M’éloignant un peu au bord du Trieux, je trouve un banc où lire Montaigne un moment puis vais voir ce qui reste du château : quatre tours. Quand je reviens place du Centre à midi moins le quart, j’ai la surprise de trouver déjà beaucoup de mangeurs au Grand Café. Il est midi et demi, m’apprend la patronne. Ma montre a fait des siennes.
Ma résolution de ne pas boire de vin aura tenu un jour. Je commande un quart de merlot avec mon repas (rillettes de thon maison et lomo au chorizo gratin provençal). C’est la faute de Montaigne : Si votre médecin ne trouve bon que vous dormez, que vous usez de vin ou de telle viande, ne vous chaille : je vous en trouverai un autre qui ne sera pas de son avis.
Lequel écrivait aussi : Je hais les remèdes qui importunent plus que la maladie. D’être sujet à la colique et sujet à m’abstenir du plaisir de manger des huitres, ce sont deux maux pour un. Le mal nous pince d’un côté, la règle de l’autre.

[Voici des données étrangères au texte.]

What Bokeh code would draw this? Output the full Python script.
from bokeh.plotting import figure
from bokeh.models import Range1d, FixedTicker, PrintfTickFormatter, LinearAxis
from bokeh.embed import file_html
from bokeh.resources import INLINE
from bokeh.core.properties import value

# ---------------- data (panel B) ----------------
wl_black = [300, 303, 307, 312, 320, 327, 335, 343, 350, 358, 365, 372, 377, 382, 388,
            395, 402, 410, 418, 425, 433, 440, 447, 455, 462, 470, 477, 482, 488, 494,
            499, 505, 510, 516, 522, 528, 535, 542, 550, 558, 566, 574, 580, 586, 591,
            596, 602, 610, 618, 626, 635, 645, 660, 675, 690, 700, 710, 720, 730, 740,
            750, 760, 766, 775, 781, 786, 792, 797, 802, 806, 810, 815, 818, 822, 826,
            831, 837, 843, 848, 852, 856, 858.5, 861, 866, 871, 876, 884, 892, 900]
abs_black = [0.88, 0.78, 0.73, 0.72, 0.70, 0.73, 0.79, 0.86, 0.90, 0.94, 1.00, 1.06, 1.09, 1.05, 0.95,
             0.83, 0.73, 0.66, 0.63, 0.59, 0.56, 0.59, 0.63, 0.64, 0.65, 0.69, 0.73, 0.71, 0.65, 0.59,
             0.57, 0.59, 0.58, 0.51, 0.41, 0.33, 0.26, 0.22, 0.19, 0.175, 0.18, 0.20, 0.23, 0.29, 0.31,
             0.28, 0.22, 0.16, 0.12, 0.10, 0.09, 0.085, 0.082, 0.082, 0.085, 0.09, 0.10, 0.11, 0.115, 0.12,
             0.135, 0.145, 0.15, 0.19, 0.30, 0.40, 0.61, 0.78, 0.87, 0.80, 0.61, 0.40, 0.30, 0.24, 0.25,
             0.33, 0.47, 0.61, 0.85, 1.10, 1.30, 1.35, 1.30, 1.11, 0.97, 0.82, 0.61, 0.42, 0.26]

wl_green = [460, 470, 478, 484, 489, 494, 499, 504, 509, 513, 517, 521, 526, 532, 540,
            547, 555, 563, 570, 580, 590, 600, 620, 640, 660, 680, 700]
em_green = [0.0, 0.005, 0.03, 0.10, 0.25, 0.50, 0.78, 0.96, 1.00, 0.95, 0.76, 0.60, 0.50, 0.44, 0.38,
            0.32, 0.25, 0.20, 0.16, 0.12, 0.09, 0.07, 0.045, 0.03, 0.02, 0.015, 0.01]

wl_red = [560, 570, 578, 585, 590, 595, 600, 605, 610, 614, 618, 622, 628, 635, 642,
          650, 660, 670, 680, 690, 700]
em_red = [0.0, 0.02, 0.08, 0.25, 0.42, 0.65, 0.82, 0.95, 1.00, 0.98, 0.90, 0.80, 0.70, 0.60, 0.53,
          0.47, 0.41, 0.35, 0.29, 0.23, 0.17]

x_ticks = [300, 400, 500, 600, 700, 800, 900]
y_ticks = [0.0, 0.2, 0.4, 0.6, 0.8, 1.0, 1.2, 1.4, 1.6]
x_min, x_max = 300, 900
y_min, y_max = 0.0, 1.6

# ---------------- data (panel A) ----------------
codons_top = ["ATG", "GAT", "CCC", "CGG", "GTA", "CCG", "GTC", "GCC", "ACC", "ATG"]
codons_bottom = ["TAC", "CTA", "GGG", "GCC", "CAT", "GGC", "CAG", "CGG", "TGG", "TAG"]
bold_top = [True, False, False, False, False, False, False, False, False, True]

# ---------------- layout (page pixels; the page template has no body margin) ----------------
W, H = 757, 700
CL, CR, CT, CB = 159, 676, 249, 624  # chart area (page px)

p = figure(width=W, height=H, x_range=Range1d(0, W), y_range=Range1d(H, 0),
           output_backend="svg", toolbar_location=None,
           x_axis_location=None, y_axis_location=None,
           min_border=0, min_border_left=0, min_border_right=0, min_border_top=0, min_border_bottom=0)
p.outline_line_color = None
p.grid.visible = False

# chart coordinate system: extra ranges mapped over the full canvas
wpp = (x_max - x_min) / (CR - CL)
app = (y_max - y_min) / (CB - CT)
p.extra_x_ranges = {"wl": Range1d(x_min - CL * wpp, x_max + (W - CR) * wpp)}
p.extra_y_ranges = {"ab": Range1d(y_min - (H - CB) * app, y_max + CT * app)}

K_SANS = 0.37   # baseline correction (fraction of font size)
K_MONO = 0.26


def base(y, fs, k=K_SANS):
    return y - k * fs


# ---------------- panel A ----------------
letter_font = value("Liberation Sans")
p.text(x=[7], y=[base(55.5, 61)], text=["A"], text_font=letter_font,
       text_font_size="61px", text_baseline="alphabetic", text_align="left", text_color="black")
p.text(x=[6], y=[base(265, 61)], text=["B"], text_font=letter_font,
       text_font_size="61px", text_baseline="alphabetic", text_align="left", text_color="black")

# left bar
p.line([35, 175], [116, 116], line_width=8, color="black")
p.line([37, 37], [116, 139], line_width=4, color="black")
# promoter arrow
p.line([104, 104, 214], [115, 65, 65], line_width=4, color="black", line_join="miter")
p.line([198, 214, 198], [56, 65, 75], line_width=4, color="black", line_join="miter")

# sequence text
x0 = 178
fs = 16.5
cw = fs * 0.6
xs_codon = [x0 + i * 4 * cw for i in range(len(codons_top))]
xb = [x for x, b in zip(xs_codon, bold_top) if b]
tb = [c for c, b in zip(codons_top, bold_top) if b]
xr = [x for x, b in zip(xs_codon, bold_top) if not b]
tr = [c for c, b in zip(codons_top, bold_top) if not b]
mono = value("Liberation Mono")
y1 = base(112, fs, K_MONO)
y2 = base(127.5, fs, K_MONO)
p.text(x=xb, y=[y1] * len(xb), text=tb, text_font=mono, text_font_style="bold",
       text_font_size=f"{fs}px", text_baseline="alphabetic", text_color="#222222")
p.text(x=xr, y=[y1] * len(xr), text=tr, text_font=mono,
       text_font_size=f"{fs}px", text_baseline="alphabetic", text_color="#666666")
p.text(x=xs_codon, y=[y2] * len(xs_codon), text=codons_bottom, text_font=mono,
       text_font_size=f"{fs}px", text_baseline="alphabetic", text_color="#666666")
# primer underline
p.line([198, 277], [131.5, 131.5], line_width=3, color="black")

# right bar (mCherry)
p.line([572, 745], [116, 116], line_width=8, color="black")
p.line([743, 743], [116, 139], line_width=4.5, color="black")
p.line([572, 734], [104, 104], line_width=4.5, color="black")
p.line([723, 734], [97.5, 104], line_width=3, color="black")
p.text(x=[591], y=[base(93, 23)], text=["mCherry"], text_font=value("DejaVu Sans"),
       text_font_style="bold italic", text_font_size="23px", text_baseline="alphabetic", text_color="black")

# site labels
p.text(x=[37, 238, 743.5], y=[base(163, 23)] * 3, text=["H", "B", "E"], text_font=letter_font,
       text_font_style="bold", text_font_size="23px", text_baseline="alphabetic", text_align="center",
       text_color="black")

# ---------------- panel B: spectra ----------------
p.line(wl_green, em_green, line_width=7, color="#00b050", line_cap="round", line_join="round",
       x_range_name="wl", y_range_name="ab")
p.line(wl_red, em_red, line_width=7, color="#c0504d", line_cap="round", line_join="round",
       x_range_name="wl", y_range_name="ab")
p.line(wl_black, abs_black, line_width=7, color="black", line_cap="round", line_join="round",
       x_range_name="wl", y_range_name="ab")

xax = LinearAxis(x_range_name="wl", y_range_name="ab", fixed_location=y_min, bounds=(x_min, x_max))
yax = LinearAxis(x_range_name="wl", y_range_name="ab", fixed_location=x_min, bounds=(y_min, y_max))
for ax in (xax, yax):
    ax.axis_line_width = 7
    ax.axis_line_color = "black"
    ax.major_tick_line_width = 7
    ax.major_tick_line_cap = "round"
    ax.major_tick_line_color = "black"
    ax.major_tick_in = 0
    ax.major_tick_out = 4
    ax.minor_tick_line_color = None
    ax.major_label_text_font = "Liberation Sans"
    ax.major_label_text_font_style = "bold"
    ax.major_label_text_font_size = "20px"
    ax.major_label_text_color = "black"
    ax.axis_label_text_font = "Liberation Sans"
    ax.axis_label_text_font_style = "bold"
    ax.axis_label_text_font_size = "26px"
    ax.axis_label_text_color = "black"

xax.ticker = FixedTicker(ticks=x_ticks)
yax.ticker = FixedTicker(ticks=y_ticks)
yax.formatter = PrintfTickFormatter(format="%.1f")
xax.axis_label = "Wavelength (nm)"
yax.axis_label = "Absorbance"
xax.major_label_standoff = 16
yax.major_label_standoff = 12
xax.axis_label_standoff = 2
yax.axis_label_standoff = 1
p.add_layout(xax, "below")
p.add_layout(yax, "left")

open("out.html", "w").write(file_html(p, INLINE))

Après avoir réglé l’addition, j’achète à ce Grand Café le numéro de Charlie Hebdo où sont republiées en couverture les caricatures de Mahomet à l’occasion du procès contre les comparses des tueurs islamistes. Macron y est allé de sa déclaration sur la liberté de blasphémer. Seuls peuvent blasphémer ceux qui croient en un dieu. Ce qui n’était pas (et n’est pas) le cas des membres de la rédaction de ce journal. Notre Président aurait mieux fait de défendre la liberté d’expression. « Nous ne nous coucherons jamais. Nous ne renoncerons jamais », écrit Riss.

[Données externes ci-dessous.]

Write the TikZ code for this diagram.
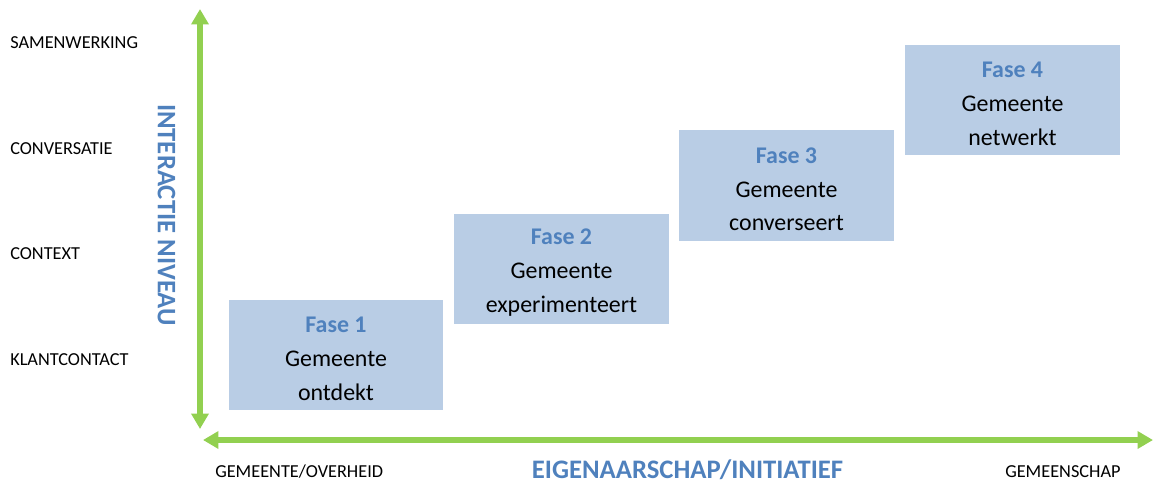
\documentclass[tikz,border=0pt]{standalone}
\usepackage{fontspec}
\setmainfont{Carlito}
\usetikzlibrary{arrows.meta}
\definecolor{axisgreen}{RGB}{146,208,80}
\definecolor{fasefill}{RGB}{185,205,229}
\definecolor{faseblue}{RGB}{79,129,189}
\tikzset{
  axisline/.style={draw=axisgreen, line width=3.6pt,
    {Triangle[length=11pt,width=12pt]}-{Triangle[length=11pt,width=12pt]}},
  fasebox/.style={fill=fasefill, minimum width=5.35cm, minimum height=2.75cm,
    align=center, inner sep=0pt, font=\fontsize{17}{24}\selectfont},
  levellabel/.style={anchor=west, inner sep=0pt, font=\fontsize{13}{15}\selectfont},
  axistitle/.style={inner sep=0pt, text=faseblue, font=\bfseries\fontsize{19}{21}\selectfont}
}
\newcommand{\fase}[1]{\rule{0pt}{16.5pt}\textcolor{faseblue}{\bfseries Fase #1}}
\begin{document}
\begin{tikzpicture}[x=0.025cm, y=-0.025cm]
\useasboundingbox (0,0) rectangle (1153,483);
% axes
\coordinate (ytop) at (200,9);
\coordinate (ybot) at (200,429);
\coordinate (xleft) at (203,440);
\coordinate (xright) at (1153,440);
\draw[axisline] (ybot) -- (ytop);
\draw[axisline] (xleft) -- (xright);
% levels
\node[levellabel] (samen) at (10,43) {SAMENWERKING};
\node[levellabel] (conv) at (10,149) {CONVERSATIE};
\node[levellabel] (context) at (10,254) {CONTEXT};
\node[levellabel] (klant) at (10,360) {KLANTCONTACT};
\node[axistitle, rotate=-90] (niveau) at (166.5,215) {INTERACTIE NIVEAU};
% bottom
\node[levellabel, anchor=base west] (overheid) at (215,477) {GEMEENTE/OVERHEID};
\node[levellabel, anchor=base west] (gemeenschap) at (1005,477) {GEMEENSCHAP};
\node[axistitle, anchor=base] (eigenaar) at (687.5,478) {EIGENAARSCHAP/INITIATIEF};
% fases
\node[fasebox] (fase1) at (336,355) {\fase{1}\\Gemeente\\ontdekt};
\node[fasebox] (fase2) at (561.5,269) {\fase{2}\\Gemeente\\experimenteert};
\node[fasebox] (fase3) at (786.5,185.5) {\fase{3}\\Gemeente\\converseert};
\node[fasebox] (fase4) at (1012.5,100) {\fase{4}\\Gemeente\\netwerkt};
\end{tikzpicture}
\end{document}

                                                                 *
Le café que je croyais sans nom hier en a un écrit en gros sur son mur de pierre : Bar des Sports. Des profs de lycée professionnel y attendent leurs élèves qui découvrent la ville en autonomie par groupes de huit (six filles pour deux garçons). On a perdu le groupe deux. Demain course d’orientation. Les profs au bistrot, les élèves au boulot. Ou comment faire d’une  semaine de rentrée une semaine de vacances.
                                                                 *
Autre café de Guingamp, sans doute tenu par le mari d’une coiffeuse mais fermé : Au Diable Vos Verres.
                                                                 *
On me verra de dos au Bar des Sports dans le film que tourne actuellement à Guingamp la voiture Apple Maps. J’ai déjà joué dans des films tournés à Rouen et à Paris par Mappy et par Gougueule.
                                                                 *
Le Télégramme attend des annonces pour des trains de nuit en Bretagne. Curieuse idée de vouloir relancer ces trains de nuit par temps de Covid. Passer huit heures, ou plus, dans une cellule roulante avec cinq inconnus, réservé aux kamikazes.